### Requirement
Within the material below, find each line bearing the word "diagram" and present it.

----- Dataset entries

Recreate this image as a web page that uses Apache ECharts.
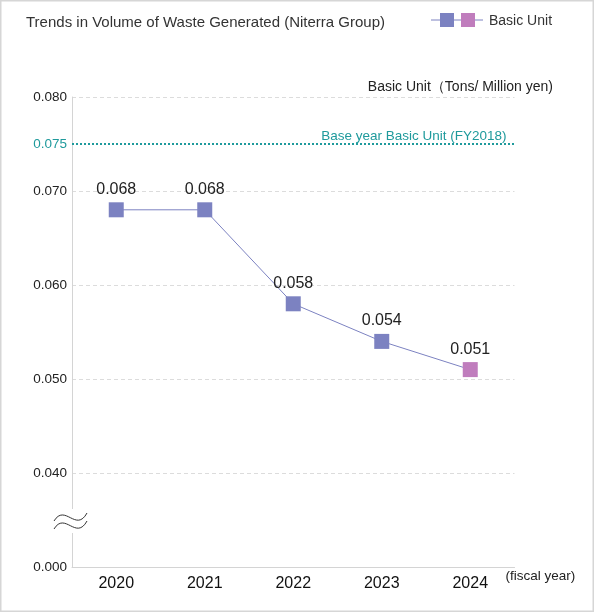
<!DOCTYPE html>
<html>
<head>
<meta charset="utf-8">
<script src="https://cdn.jsdelivr.net/npm/echarts@6/dist/echarts.min.js"></script>
<style>
  html, body { margin: 0; padding: 0; background: #fff; }
  #chart { width: 594px; height: 612px; }
</style>
</head>
<body>
<div id="chart"></div>
<script>
// données du graphique
const years = ['2020', '2021', '2022', '2023', '2024'];
const basicUnit = [0.068, 0.068, 0.058, 0.054, 0.051];
const baseYearValue = 0.075;
const yTicks = [0.03, 0.04, 0.05, 0.06, 0.07, 0.08];
const yTickLabels = ['0.000', '0.040', '0.050', '0.060', '0.070', '0.080'];

const purple = '#7c82c1';
const pink = '#c07dbd';
const teal = '#1f9a9c';
const font = '"Liberation Sans", Arial, sans-serif';

const chart = echarts.init(document.getElementById('chart'));

// dernier point en rose
const seriesData = basicUnit.map((v, i) => (
    i === basicUnit.length - 1 ? { value: v, itemStyle: { color: pink } } : v
));

chart.setOption({
    animation: false,
    textStyle: { fontFamily: font },
    title: {
        text: 'Trends in Volume of Waste Generated (Niterra Group)',
        left: 21,
        top: 10,
        textStyle: { fontSize: 15, fontWeight: 'normal', color: '#333', fontFamily: font }
    },
    grid: { left: 72, top: 97, right: 79.5, bottom: 45 },
    xAxis: {
        type: 'category',
        data: years,
        boundaryGap: true,
        name: '(fiscal year)',
        nameLocation: 'end',
        nameGap: -9,
        nameTextStyle: { color: '#222', fontSize: 13.5, verticalAlign: 'top', padding: [2, 0, 0, 0] },
        axisLine: { lineStyle: { color: '#d4d4d4', width: 1 } },
        axisTick: { show: false },
        axisLabel: { color: '#111', fontSize: 16, margin: 9 }
    },
    yAxis: {
        type: 'value',
        min: 0.03,
        max: 0.08,
        interval: 0.01,
        axisLine: { show: true, lineStyle: { color: '#d4d4d4', width: 1 } },
        axisTick: { show: false },
        axisLabel: {
            color: '#222',
            fontSize: 13.5,
            margin: 5,
            formatter: v => {
                const i = yTicks.findIndex(t => Math.abs(t - v) < 1e-9);
                return i >= 0 ? yTickLabels[i] : '';
            }
        },
        splitLine: { lineStyle: { color: '#dcdcdc', type: [4, 3] } }
    },
    series: [{
        name: 'Basic Unit',
        type: 'line',
        data: seriesData,
        symbol: 'rect',
        symbolSize: 15,
        itemStyle: { color: purple },
        lineStyle: { color: purple, width: 1 },
        label: {
            show: true,
            position: 'top',
            distance: 5,
            color: '#222',
            fontSize: 16,
            formatter: p => p.value.toFixed(3)
        },
        markLine: {
            silent: true,
            symbol: 'none',
            precision: 3,
            lineStyle: { color: teal, type: 'dotted', width: 2 },
            data: [
                { yAxis: baseYearValue, label: { position: 'start', formatter: '0.075', color: teal, fontSize: 13.5, distance: 5 } },
                { yAxis: baseYearValue, label: { position: 'insideEndTop', formatter: 'Base year Basic Unit (FY2018)', color: teal, fontSize: 13.5, distance: [8, 1] } }
            ]
        }
    }],
    graphic: [
        // cadre
        { type: 'rect', shape: { x: 0.5, y: 0.5, width: 593, height: 611 }, style: { fill: 'none', stroke: '#d6d6d6', lineWidth: 2 }, silent: true },
        // légende
        { type: 'line', shape: { x1: 431, y1: 20, x2: 483, y2: 20 }, style: { stroke: purple, lineWidth: 1 } },
        { type: 'rect', shape: { x: 440, y: 13, width: 14, height: 14 }, style: { fill: purple } },
        { type: 'rect', shape: { x: 461, y: 13, width: 14, height: 14 }, style: { fill: pink } },
        { type: 'text', x: 489, y: 21, style: { text: 'Basic Unit', fill: '#333', fontSize: 14, fontFamily: font, verticalAlign: 'middle' } },
        // unité de l'axe
        { type: 'text', x: 553, y: 87, style: { text: 'Basic Unit（Tons/ Million yen)', fill: '#222', fontSize: 14, fontFamily: font, align: 'right', verticalAlign: 'middle' } },
        // coupure de l'axe
        { type: 'rect', shape: { x: 68, y: 509, width: 8, height: 24 }, style: { fill: '#fff' }, z: 10 },
        { type: 'bezierCurve', shape: { x1: 54, y1: 521, cpx1: 65, cpy1: 503, cpx2: 76, cpy2: 533, x2: 87, y2: 513 }, style: { fill: 'none', stroke: '#333', lineWidth: 1 }, z: 11 },
        { type: 'bezierCurve', shape: { x1: 54, y1: 529, cpx1: 65, cpy1: 511, cpx2: 76, cpy2: 541, x2: 87, y2: 521 }, style: { fill: 'none', stroke: '#333', lineWidth: 1 }, z: 11 }
    ]
});
</script>
</body>
</html>
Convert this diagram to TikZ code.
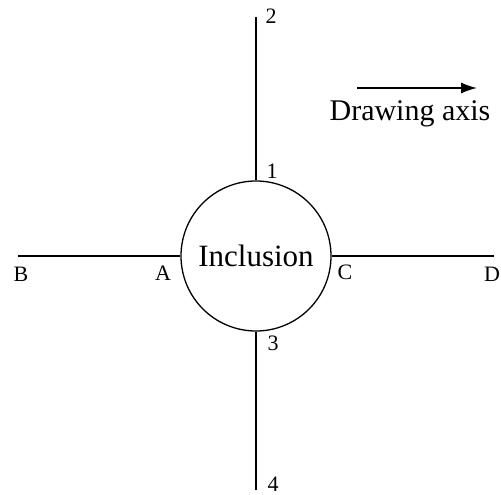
\documentclass[tikz,border=0pt]{standalone}
\usepackage{fontspec}
\setmainfont{Liberation Serif}
\usetikzlibrary{arrows.meta}
\tikzset{
  wire/.style={line width=1.3pt, black},
  lbl/.style={inner sep=0pt, anchor=base, font=\fontsize{22}{22}\selectfont},
  big/.style={inner sep=0pt, anchor=base, font=\fontsize{30}{30}\selectfont}
}
\begin{document}
\begin{tikzpicture}[x=1pt,y=-1pt]
\useasboundingbox (0,0) rectangle (501,495);
\node[circle, draw, wire, minimum size=150pt, inner sep=0pt, font=\fontsize{31}{31}\selectfont] (inc) at (256,256) {Inclusion};
\coordinate (top) at (256,17);
\coordinate (bot) at (256,490);
\coordinate (lft) at (18,256);
\coordinate (rgt) at (494,256);
\draw[wire] (top) -- (inc.north);
\draw[wire] (inc.south) -- (bot);
\draw[wire] (lft) -- (inc.west);
\draw[wire] (inc.east) -- (rgt);
\node[lbl] (n2) at (271,24) {2};
\node[lbl] (n1) at (272,178) {1};
\node[lbl] (n3) at (273,350) {3};
\node[lbl] (n4) at (273,491) {4};
\node[lbl] (nB) at (21,281) {B};
\node[lbl] (nA) at (163,280) {A};
\node[lbl] (nC) at (345,279) {C};
\node[lbl] (nD) at (492,281) {D};
\coordinate (a1) at (357,88);
\coordinate (a2) at (477,88);
\draw[wire, -{Latex[length=16pt,width=11pt]}] (a1) -- (a2);
\node[big] (axis) at (410,121) {Drawing axis};
\end{tikzpicture}
\end{document}
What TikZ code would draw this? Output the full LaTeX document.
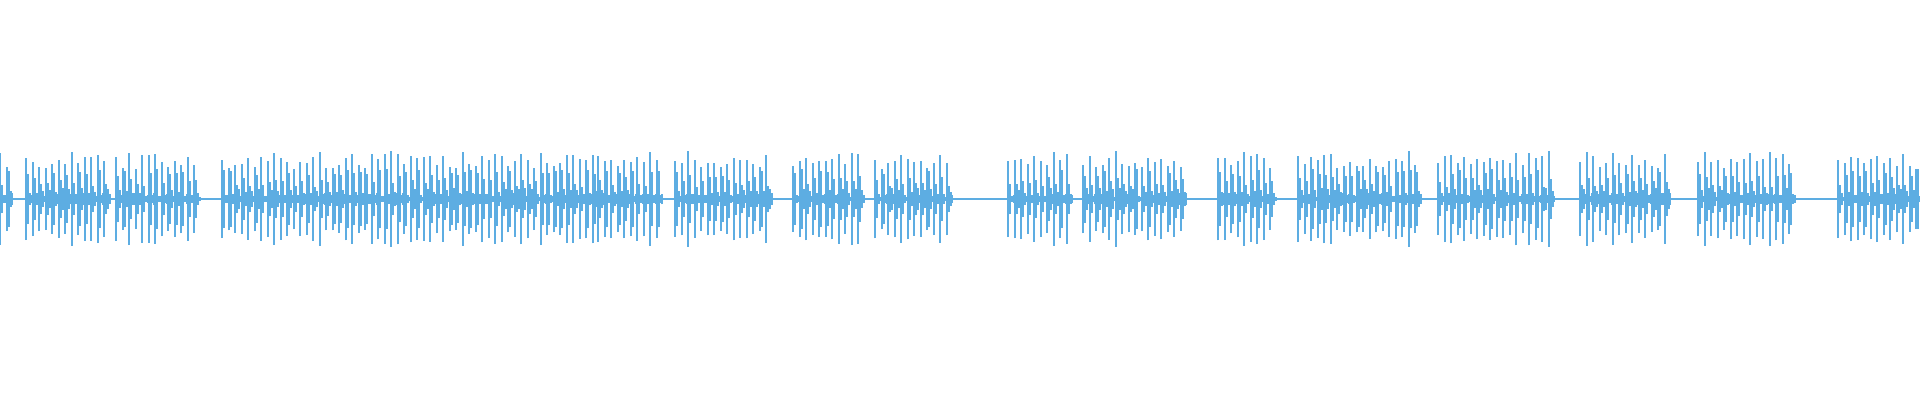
\documentclass[tikz,border=0pt]{standalone}
\definecolor{wave}{HTML}{5DADE2}
\begin{document}
\begin{tikzpicture}[x=1pt,y=1pt,wv/.style={draw=wave,line width=2pt}]
\useasboundingbox (0,0) rectangle (1920,400);
\pgfmathsetseed{7}
\draw[wave,line width=1.6pt] (0,201) -- (1920,201);
\foreach \a/\b in {0/8,26/108,116/195,222/595,598/660,675/770,793/860,875/950,1008/1068,1083/1185,1218/1270,1298/1420,1438/1550,1580/1665,1698/1795,1838/1920}{
  \pgfmathtruncatemacro\n{(\b-\a)/6.5}
  \foreach \k in {0,...,\n}{
    \pgfmathsetmacro\x{\a+\k*6.5}
    \pgfmathsetmacro\h{30+18*rnd}
    \pgfmathsetmacro\hb{12+18*rnd}
    \pgfmathsetmacro\hc{3+8*rnd}
    \pgfmathsetmacro\hd{2+4*rnd}
    \draw[wv] (\x,201-\h) -- (\x,201+\h);
    \draw[wv] (\x+2.2,201-\hb) -- (\x+2.2,201+\hb);
    \draw[wv] (\x+4,201-\hc) -- (\x+4,201+\hc);
    \draw[wv] (\x+5.5,201-\hd) -- (\x+5.5,201+\hd);
  }
}
\end{tikzpicture}
\end{document}
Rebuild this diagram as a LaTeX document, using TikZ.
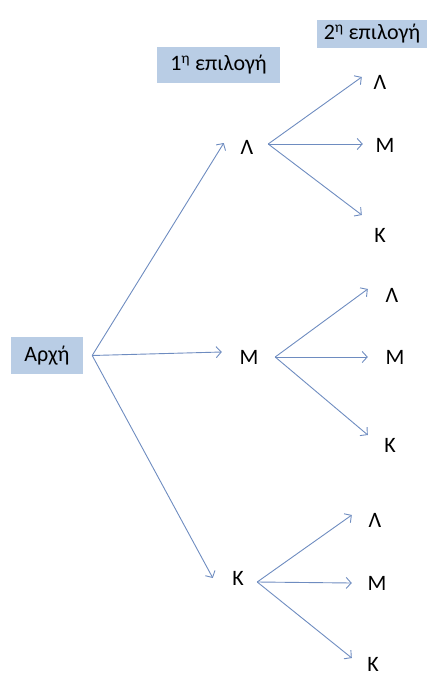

----------

### Exercise answer
Convert this diagram to TikZ code.
Rebuild this diagram as a LaTeX document, using TikZ.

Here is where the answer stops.